The swelling went down after a day or so.

Amazing what a critter that doesn’t make it to an inch long can accomplish in the time it takes to think a simple thought.

I imagine that both of us figured we both were minding our own business — until that little bugger took offense at my being where I was being and delivered a stinging admonition just below the wrist bone.

And got away before I could squish her for her trouble.

Yeah, it’s that season again.

Yellow jackets. Nature’s way of making the first hard frost seem like a really good idea.

They’re the pain of late summer, inviting themselves to picnics and barbeques, to wedding receptions and family reunions; hitching a ride on gullet-bound hot dogs and taking a swim in the season’s last beer.

Oh, yeah, they’ve been around since spring. Winging their solitary way through June and July; lurking about until the late August ambush, descending upon us in quantity — toxic tail-points at the ready. Armed and annoying, if not downright dangerous.

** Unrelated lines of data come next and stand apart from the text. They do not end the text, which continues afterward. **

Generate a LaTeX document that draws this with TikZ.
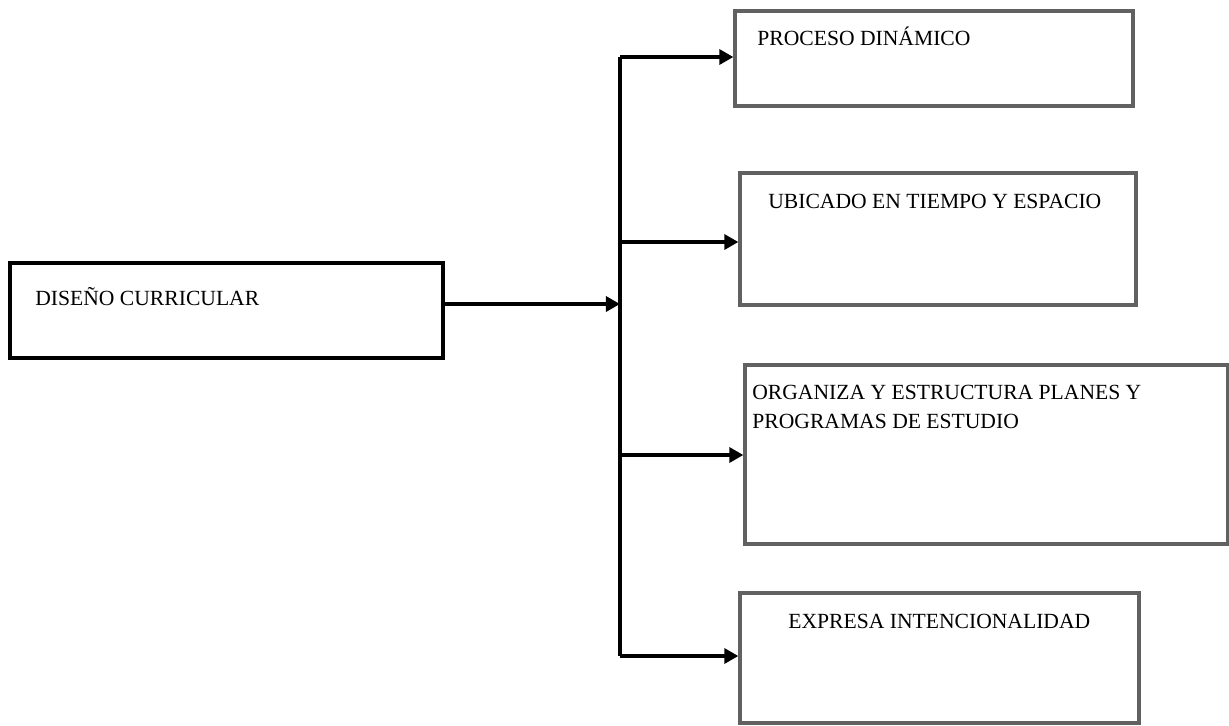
\documentclass[tikz,border=0pt]{standalone}
\usepackage{fontspec}
\setmainfont{Liberation Serif}
\usetikzlibrary{arrows.meta, positioning}

\begin{document}
\begin{tikzpicture}[x=0.02cm, y=-0.02cm,
		caja/.style={draw=black!62, line width=1.9pt, inner sep=0pt},
		raiz/.style={draw=black, line width=1.8pt, inner sep=0pt},
		txt/.style={inner sep=0pt, anchor=base west, align=left, font=\fontsize{12.3}{16}\selectfont},
		flecha/.style={line width=2pt, -{Triangle[length=8pt, width=8.5pt]}}]
			\useasboundingbox (0,0) rectangle (1229,725);
			% cajas
			\node[raiz, minimum width=8.66cm, minimum height=1.9cm] (diseno) at (226.5,310.5) {};
			\node[caja, minimum width=7.96cm, minimum height=1.9cm] (proceso) at (934,58.5) {};
			\node[caja, minimum width=7.92cm, minimum height=2.64cm] (ubicado) at (938,239) {};
			\node[caja, minimum width=9.66cm, minimum height=3.58cm] (organiza) at (986.5,454.5) {};
			\node[caja, minimum width=7.98cm, minimum height=2.6cm] (expresa) at (939.5,658) {};
			% textos
			\node[txt] (tdiseno) at (35,305) {DISEÑO CURRICULAR};
			\node[txt] (tproceso) at (757,45) {PROCESO DINÁMICO};
			\node[txt] (tubicado) at (768,208) {UBICADO EN TIEMPO Y ESPACIO};
			\node[txt] (torganiza) at (752,428) {ORGANIZA Y ESTRUCTURA PLANES Y\\PROGRAMAS DE ESTUDIO};
			\node[txt] (texpresa) at (788,628) {EXPRESA INTENCIONALIDAD};
			% ramas
			\foreach \n/\y in {proceso/57, ubicado/242, organiza/455, expresa/656}{
				\coordinate (r\n) at (620,\y);
				\draw[flecha] (r\n) -- (\n.west |- r\n);
			}
			\draw[line width=2.4pt] (rproceso) -- (rexpresa);
			\coordinate (cruce) at (620,304);
			\draw[flecha] (diseno.east |- cruce) -- (cruce);
		\end{tikzpicture}
\end{document}
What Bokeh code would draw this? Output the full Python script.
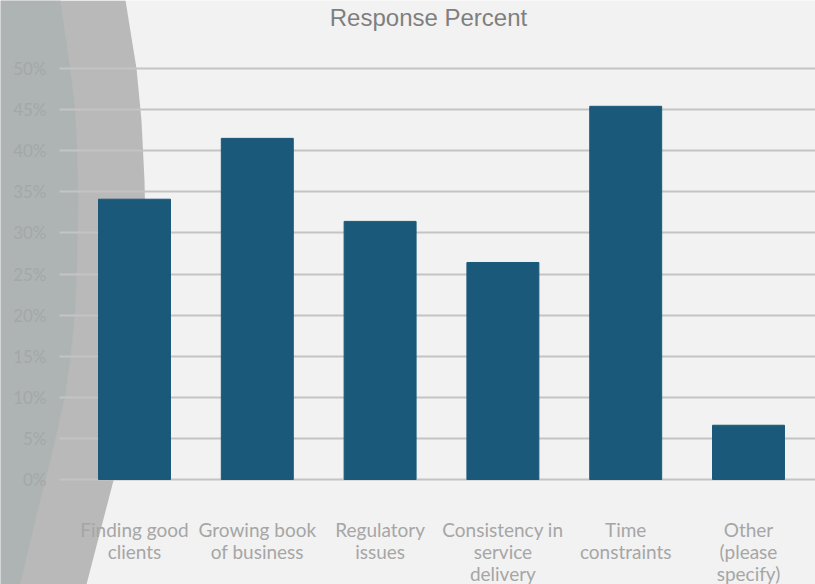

Now my Bible-believing brethren will assure me they’re all part of God’s beneficent plan; and the Darwinists of my acquaintance will insist they occupy a vital evolutionary niche. But my persisting question is, “Why did He plan that niche so close to where I live?”

For that matter, what is that niche anyway?

Look, I see bumble bees crawling all over clover and honeybees heading in and out of petunias and bean blossoms, but the only place I see a yellow jacket is skulking along a window screen — too lazy, too mean to pollinate, looking for a cheap handout instead, sort of the armed robbers of the insect world.

Or six-legged terrorists. ‘Skeeters have mastered the sneaky spear-and-slurp method of helping themselves to what they want — passing along malaria, Lyme disease or yellow fever in the bargain. But at least those flying phlebotomists feed frogs and bats and dragon flies. Those doggone yellow jackets are too cranky to provide a square meal for anything I know of ... too cranky to find a welcome with any but their own kind.

Y’know, that’s an accomplishment. Darn near any species I can think of gets on with some other form of life. Heck, remora fish hang around great white sharks without becoming sushi. Oxpeckers roost on the orneriest rhinos on the savannah. Heck, dogs even seem to like the likes of us — and cats stick around if we feed them well.

But nothing or nobody likes having a yellow jacket around.

Much less a whole bunch of them.

Least of all me.

It was a few seasons back that I woke from a late-summer Sunday afternoon nap to find several dozen specky-things moving around on my living room window. Putting on my glasses, the specky-things refocused with wings, antennae and alternating black and yellow bands culminating in an ominously pointy posterior.

Even more ominously they were wandering about on the wrong side of the glass.

As I watched, two more buzzed past my head to join them.

As the door and all the windows were closed, this was earnestly disturbing. Some things you really don’t want calling your house their home.

A third flew in from the same direction. I stood and waited for No. 4, which soon followed, buzzing out of the darkened bathroom to the bright living room window. A ladder, plastic wrap, duct tape, and a shot of whiskey for courage put a Trump-tight Vespula vulgaris immigration barrier over the bathroom vent fan. Black Flag took care of the individuals that had already arrived.

Hours later, a very brave man with a very long pole carrying very toxic substances delivered the ultimate Hymenopteran eviction notice. I was very grateful to write a check that didn’t seem to be very large at all — considering.

Come the depths of January, it’s something to think about.